__GIVEN EXERCISE__:
In the material below, please retype the lines from the very first through the one with "const aYTicks = [2200, 2400, 2600, 2800, 3000, 3200];", exactly and without pictures.
[start of DATA PROVIDED]
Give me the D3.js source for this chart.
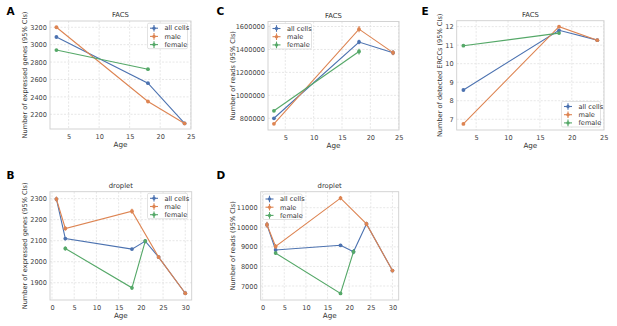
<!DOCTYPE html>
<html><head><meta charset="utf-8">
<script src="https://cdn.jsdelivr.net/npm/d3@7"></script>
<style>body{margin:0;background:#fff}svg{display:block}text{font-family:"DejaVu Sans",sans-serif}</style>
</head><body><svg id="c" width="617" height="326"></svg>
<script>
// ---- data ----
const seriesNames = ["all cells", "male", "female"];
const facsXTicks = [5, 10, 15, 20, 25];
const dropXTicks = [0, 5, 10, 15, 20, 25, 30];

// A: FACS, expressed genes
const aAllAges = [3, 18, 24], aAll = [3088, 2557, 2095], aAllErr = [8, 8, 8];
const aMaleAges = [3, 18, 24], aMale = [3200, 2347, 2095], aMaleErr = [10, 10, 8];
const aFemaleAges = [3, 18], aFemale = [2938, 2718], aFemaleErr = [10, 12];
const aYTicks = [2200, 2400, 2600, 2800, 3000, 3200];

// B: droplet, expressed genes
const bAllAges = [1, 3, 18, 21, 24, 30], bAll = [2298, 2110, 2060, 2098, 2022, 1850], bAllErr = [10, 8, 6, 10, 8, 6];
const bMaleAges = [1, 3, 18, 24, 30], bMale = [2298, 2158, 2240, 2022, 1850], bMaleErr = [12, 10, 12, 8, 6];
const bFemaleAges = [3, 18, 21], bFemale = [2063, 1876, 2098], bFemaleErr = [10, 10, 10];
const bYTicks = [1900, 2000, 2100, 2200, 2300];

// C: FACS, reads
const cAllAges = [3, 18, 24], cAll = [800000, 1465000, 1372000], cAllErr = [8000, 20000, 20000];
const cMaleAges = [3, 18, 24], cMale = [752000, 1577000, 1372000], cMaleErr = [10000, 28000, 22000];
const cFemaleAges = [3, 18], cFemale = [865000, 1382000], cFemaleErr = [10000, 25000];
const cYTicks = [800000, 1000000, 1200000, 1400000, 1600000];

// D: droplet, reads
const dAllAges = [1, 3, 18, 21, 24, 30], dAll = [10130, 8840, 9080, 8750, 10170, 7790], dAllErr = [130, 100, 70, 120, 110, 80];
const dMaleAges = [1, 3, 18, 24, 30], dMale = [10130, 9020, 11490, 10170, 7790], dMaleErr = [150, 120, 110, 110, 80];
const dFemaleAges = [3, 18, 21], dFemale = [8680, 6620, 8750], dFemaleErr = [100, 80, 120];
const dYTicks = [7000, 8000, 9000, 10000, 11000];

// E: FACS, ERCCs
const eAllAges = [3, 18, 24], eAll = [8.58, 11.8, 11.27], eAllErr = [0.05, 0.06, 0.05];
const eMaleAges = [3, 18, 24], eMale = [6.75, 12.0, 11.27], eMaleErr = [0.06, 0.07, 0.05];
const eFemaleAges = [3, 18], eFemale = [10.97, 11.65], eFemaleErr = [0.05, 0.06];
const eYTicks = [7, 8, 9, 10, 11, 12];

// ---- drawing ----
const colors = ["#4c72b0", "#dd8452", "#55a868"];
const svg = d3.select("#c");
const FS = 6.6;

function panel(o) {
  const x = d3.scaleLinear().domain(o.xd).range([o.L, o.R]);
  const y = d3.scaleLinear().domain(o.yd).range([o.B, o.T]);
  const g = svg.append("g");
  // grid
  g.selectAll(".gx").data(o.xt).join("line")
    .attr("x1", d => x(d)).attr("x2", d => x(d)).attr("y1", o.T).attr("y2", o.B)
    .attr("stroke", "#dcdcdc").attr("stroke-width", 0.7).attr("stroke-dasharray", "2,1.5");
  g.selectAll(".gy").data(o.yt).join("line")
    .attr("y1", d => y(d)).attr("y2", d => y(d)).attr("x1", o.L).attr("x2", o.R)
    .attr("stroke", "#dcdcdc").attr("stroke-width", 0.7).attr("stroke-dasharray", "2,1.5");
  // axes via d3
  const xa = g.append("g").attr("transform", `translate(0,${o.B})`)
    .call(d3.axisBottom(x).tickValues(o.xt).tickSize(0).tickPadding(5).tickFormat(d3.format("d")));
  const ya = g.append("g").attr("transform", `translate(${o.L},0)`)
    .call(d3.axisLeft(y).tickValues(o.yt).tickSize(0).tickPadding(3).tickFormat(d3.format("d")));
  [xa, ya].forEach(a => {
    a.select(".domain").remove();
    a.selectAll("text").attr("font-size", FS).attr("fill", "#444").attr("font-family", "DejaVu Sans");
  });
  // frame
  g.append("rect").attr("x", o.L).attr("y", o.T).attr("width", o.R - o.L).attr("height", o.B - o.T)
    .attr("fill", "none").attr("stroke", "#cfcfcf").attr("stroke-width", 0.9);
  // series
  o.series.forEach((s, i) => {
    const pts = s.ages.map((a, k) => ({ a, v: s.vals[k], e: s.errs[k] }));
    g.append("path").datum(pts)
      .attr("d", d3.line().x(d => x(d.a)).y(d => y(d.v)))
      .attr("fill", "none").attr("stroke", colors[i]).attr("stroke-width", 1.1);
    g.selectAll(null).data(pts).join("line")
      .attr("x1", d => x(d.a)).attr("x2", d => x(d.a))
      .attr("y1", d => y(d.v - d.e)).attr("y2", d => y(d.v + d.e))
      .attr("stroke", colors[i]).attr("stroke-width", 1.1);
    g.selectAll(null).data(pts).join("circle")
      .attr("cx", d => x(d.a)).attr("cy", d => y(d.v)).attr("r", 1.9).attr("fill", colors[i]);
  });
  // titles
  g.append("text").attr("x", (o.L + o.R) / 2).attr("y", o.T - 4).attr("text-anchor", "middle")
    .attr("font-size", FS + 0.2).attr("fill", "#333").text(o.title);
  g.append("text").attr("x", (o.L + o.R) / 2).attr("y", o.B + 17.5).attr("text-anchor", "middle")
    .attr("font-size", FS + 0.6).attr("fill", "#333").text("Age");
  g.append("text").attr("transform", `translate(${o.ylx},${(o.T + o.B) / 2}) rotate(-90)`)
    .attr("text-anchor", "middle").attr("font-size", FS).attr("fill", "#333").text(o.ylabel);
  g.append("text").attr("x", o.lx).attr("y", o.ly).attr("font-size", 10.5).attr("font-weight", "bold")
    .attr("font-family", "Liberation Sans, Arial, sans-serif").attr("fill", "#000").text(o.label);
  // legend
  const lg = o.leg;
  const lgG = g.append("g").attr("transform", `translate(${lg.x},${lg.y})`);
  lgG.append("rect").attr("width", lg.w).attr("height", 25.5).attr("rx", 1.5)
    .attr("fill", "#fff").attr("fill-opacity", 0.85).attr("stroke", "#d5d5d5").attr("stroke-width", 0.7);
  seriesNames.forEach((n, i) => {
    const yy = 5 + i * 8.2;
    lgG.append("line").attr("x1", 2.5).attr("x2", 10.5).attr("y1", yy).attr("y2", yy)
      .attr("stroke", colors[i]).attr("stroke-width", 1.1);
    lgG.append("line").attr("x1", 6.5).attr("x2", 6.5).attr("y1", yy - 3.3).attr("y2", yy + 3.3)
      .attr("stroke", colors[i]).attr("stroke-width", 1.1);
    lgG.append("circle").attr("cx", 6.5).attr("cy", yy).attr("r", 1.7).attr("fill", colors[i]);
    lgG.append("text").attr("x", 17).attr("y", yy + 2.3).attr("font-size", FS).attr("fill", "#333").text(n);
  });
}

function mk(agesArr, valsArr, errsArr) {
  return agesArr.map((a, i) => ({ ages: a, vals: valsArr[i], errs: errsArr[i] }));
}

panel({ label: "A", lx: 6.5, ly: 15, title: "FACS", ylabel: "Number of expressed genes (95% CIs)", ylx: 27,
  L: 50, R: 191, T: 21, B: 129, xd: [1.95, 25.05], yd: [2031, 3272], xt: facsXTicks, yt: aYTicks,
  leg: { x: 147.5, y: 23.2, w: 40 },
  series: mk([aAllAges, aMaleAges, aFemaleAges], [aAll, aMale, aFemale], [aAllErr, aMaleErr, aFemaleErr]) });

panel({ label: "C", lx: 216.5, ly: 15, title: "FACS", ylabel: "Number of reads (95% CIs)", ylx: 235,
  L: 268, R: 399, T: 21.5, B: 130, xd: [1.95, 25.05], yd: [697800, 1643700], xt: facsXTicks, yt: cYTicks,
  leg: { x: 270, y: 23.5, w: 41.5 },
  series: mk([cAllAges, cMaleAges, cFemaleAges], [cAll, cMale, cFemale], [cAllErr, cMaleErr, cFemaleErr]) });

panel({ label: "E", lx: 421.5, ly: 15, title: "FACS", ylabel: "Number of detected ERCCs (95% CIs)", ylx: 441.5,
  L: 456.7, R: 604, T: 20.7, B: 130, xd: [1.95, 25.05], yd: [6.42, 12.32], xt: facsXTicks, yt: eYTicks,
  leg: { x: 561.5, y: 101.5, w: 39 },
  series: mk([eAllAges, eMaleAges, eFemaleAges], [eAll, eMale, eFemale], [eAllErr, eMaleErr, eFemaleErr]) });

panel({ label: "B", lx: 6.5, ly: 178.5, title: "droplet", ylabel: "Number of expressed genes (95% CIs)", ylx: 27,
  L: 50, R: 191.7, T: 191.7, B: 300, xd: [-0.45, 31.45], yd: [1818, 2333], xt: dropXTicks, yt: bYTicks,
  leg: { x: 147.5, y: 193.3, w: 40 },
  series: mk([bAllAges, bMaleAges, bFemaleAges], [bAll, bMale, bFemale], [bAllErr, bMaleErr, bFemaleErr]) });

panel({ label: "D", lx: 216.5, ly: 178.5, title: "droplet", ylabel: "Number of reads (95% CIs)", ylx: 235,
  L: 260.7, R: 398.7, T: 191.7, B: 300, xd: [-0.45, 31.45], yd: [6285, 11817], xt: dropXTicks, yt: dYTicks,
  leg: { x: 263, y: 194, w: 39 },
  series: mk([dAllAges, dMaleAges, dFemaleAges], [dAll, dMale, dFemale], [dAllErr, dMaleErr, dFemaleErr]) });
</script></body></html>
[end of DATA PROVIDED]
__EXERCISE OUTPUT__:
Give me the D3.js source for this chart.
<!DOCTYPE html>
<html><head><meta charset="utf-8">
<script src="https://cdn.jsdelivr.net/npm/d3@7"></script>
<style>body{margin:0;background:#fff}svg{display:block}text{font-family:"DejaVu Sans",sans-serif}</style>
</head><body><svg id="c" width="617" height="326"></svg>
<script>
// ---- data ----
const seriesNames = ["all cells", "male", "female"];
const facsXTicks = [5, 10, 15, 20, 25];
const dropXTicks = [0, 5, 10, 15, 20, 25, 30];

// A: FACS, expressed genes
const aAllAges = [3, 18, 24], aAll = [3088, 2557, 2095], aAllErr = [8, 8, 8];
const aMaleAges = [3, 18, 24], aMale = [3200, 2347, 2095], aMaleErr = [10, 10, 8];
const aFemaleAges = [3, 18], aFemale = [2938, 2718], aFemaleErr = [10, 12];
const aYTicks = [2200, 2400, 2600, 2800, 3000, 3200];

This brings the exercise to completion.